TASK PROMPT: Starting at the first line of the data, please print exactly those lines through the one that holds "import pandas as pd", omitting every picture.

DATASET CONTENT:
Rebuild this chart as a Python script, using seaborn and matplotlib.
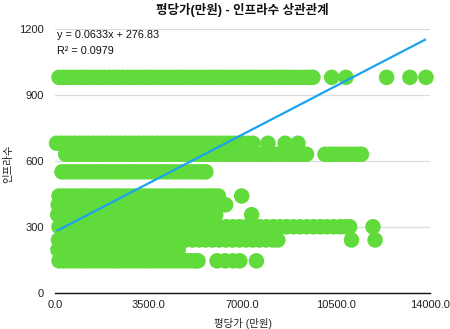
import matplotlib
matplotlib.use("Agg")
import matplotlib.pyplot as plt
import seaborn as sns
import pandas as pd

# ---- data (평당가 in 만원, 인프라수) ----
band_980_x = [150, 320, 490, 660, 830, 1000, 1170, 1340, 1510, 1680, 1850, 2020, 2190,
              2360, 2530, 2700, 2870, 3040, 3210, 3380, 3550, 3720, 3890, 4060, 4230,
              4400, 4570, 4740, 4910, 5080, 5250, 5420, 5590, 5760, 5930, 6100, 6270,
              6440, 6610, 6780, 6950, 7120, 7290, 7460, 7630, 7800, 7970, 8140, 8310,
              8480, 8650, 8820, 8990, 9160, 9330, 9500, 9630, 10330, 10860, 12380,
              13250, 13850]
band_680_x = [60, 230, 400, 570, 740, 910, 1080, 1250, 1420, 1590, 1760, 1930, 2100,
              2270, 2440, 2610, 2780, 2950, 3120, 3290, 3460, 3630, 3800, 3970, 4140,
              4310, 4480, 4650, 4820, 4990, 5160, 5330, 5500, 5670, 5840, 6010, 6180,
              6350, 6520, 6690, 6860, 7030, 7200, 7390, 7950, 8590, 9070]
band_630_x = [400, 570, 740, 910, 1080, 1250, 1420, 1590, 1760, 1930, 2100, 2270, 2440,
              2610, 2780, 2950, 3120, 3290, 3460, 3630, 3800, 3970, 4140, 4310, 4480,
              4650, 4820, 4990, 5160, 5330, 5500, 5670, 5840, 6010, 6180, 6350, 6520,
              6690, 6860, 7030, 7200, 7370, 7540, 7710, 7880, 8050, 8220, 8390, 8560,
              8730, 8900, 9070, 9240, 9390, 10080, 10250, 10420, 10590, 10760, 10930,
              11100, 11270, 11440]
band_550_x = [260, 430, 600, 770, 940, 1110, 1280, 1450, 1620, 1790, 1960, 2130, 2300,
              2470, 2640, 2810, 2980, 3150, 3320, 3490, 3660, 3830, 4000, 4170, 4340,
              4510, 4680, 4850, 5020, 5190, 5360, 5500, 5630]
band_440_x = [150, 320, 490, 660, 830, 1000, 1170, 1340, 1510, 1680, 1850, 2020, 2190,
              2360, 2530, 2700, 2870, 3040, 3210, 3380, 3550, 3720, 3890, 4060, 4230,
              4400, 4570, 4740, 4910, 5080, 5250, 5420, 5590, 5760, 5930, 6100, 6970]
band_400_x = [120, 370, 620, 870, 1120, 1370, 1620, 1870, 2120, 2370, 2620, 2870, 3120,
              3370, 3620, 3870, 4120, 4370, 4620, 4870, 5120, 5370, 5620, 5870, 6120, 6370]
band_355_x = [100, 350, 600, 850, 1100, 1350, 1600, 1850, 2100, 2350, 2600, 2850, 3100,
              3350, 3600, 3850, 4100, 4350, 4600, 4850, 5100, 5350, 5600, 5850, 6000, 7340]
band_300_x = [150, 400, 650, 900, 1150, 1400, 1650, 1900, 2150, 2400, 2650, 2900, 3150,
              3400, 3650, 3900, 4150, 4400, 4650, 4900, 5150, 5400, 5650, 5900, 6150,
              6400, 6650, 6900, 7150, 7400, 7650, 7900, 8150, 8400, 8650, 8900, 9150,
              9400, 9650, 9900, 10150, 10400, 10650, 10850, 11000, 11870]
band_240_x = [130, 380, 630, 880, 1130, 1380, 1630, 1880, 2130, 2380, 2630, 2880, 3130,
              3380, 3630, 3880, 4130, 4380, 4630, 4880, 5130, 5380, 5630, 5880, 6130,
              6380, 6630, 6880, 7130, 7380, 7630, 7880, 8130, 8320, 11070, 11950]
band_195_x = [110, 360, 610, 860, 1110, 1360, 1610, 1860, 2110, 2360, 2610, 2860, 3110,
              3360, 3610, 3860, 4110, 4360, 4600]
band_145_x = [150, 320, 490, 660, 830, 1000, 1170, 1340, 1510, 1680, 1850, 2020, 2190,
              2360, 2530, 2700, 2870, 3040, 3210, 3380, 3550, 3720, 3890, 4060, 4230,
              4400, 4570, 4740, 4910, 5080, 5250, 5340, 6050, 6350, 6650, 6900, 7520]

band_levels = [980, 680, 630, 550, 440, 400, 355, 300, 240, 195, 145]
band_xs = [band_980_x, band_680_x, band_630_x, band_550_x, band_440_x, band_400_x,
           band_355_x, band_300_x, band_240_x, band_195_x, band_145_x]

slope = 0.0633
intercept = 276.83
r_squared = 0.0979

x_ticks = [0, 3500, 7000, 10500, 14000]
x_tick_labels = ["0.0", "3500.0", "7000.0", "10500.0", "14000.0"]
y_ticks = [0, 300, 600, 900, 1200]
y_tick_labels = ["0", "300", "600", "900", "1200"]

title = "평당가(만원) - 인프라수 상관관계"
x_label = "평당가 (만원)"
y_label = "인프라수"

# ---- build table ----
rows = []
for lvl, xs in zip(band_levels, band_xs):
    for xv in xs:
        rows.append({"평당가": xv, "인프라수": lvl})
df = pd.DataFrame(rows)

sns.set_theme(style="white")
plt.rcParams["font.family"] = ["Liberation Sans", "Noto Sans CJK KR", "DejaVu Sans"]
plt.rcParams["axes.unicode_minus"] = False

fig = plt.figure(figsize=(4.5, 3.29), dpi=100)
ax = fig.add_axes([55 / 450, 1 - 292.7 / 329, 375 / 450, (292.7 - 29) / 329])

green = "#61DA3B"
blue = "#1AA3F0"

sns.scatterplot(data=df, x="평당가", y="인프라수", ax=ax, s=125, color=green,
                edgecolor="none", linewidth=0, alpha=1.0, clip_on=False, zorder=3,
                legend=False)

x0, x1 = df["평당가"].min(), df["평당가"].max()
ax.plot([x0, x1], [slope * x0 + intercept, slope * x1 + intercept],
        color=blue, linewidth=1.6, zorder=4, solid_capstyle="butt")

ax.set_xlim(0, 14000)
ax.set_ylim(0, 1200)
ax.set_xticks(x_ticks)
ax.set_xticklabels(x_tick_labels)
ax.set_yticks(y_ticks)
ax.set_yticklabels(y_tick_labels)
ax.tick_params(axis="both", length=0, labelsize=8, colors="#222222")
ax.tick_params(axis="y", pad=8)
ax.tick_params(axis="x", pad=5)

ax.yaxis.grid(True, color="#dcdcdc", linewidth=0.9, zorder=0)
ax.xaxis.grid(False)
ax.set_axisbelow(True)
for side in ["left", "right", "top"]:
    ax.spines[side].set_visible(False)
ax.spines["bottom"].set_color("#111111")
ax.spines["bottom"].set_linewidth(1.0)
ax.spines["bottom"].set_zorder(5)

ax.set_xlabel(x_label, fontsize=7.5, labelpad=6, color="#222222")
ax.set_ylabel(y_label, fontsize=7.5, color="#222222")
ax.yaxis.set_label_coords(-0.112, 0.49)
ax.set_title(title, fontsize=9, fontweight="bold", pad=11, color="#111111")

ax.text(0.005, 0.977, f"y = {slope}x + {intercept}",
        transform=ax.transAxes, fontsize=7.8, va="center", ha="left",
        color="#111111", zorder=6)
ax.text(0.005, 0.915, f"R² = {r_squared}",
        transform=ax.transAxes, fontsize=7.8, va="center", ha="left",
        color="#111111", zorder=6)

fig.savefig("out.png", dpi=100)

RESULT:
Rebuild this chart as a Python script, using seaborn and matplotlib.
import matplotlib
matplotlib.use("Agg")
import matplotlib.pyplot as plt
import seaborn as sns
import pandas as pd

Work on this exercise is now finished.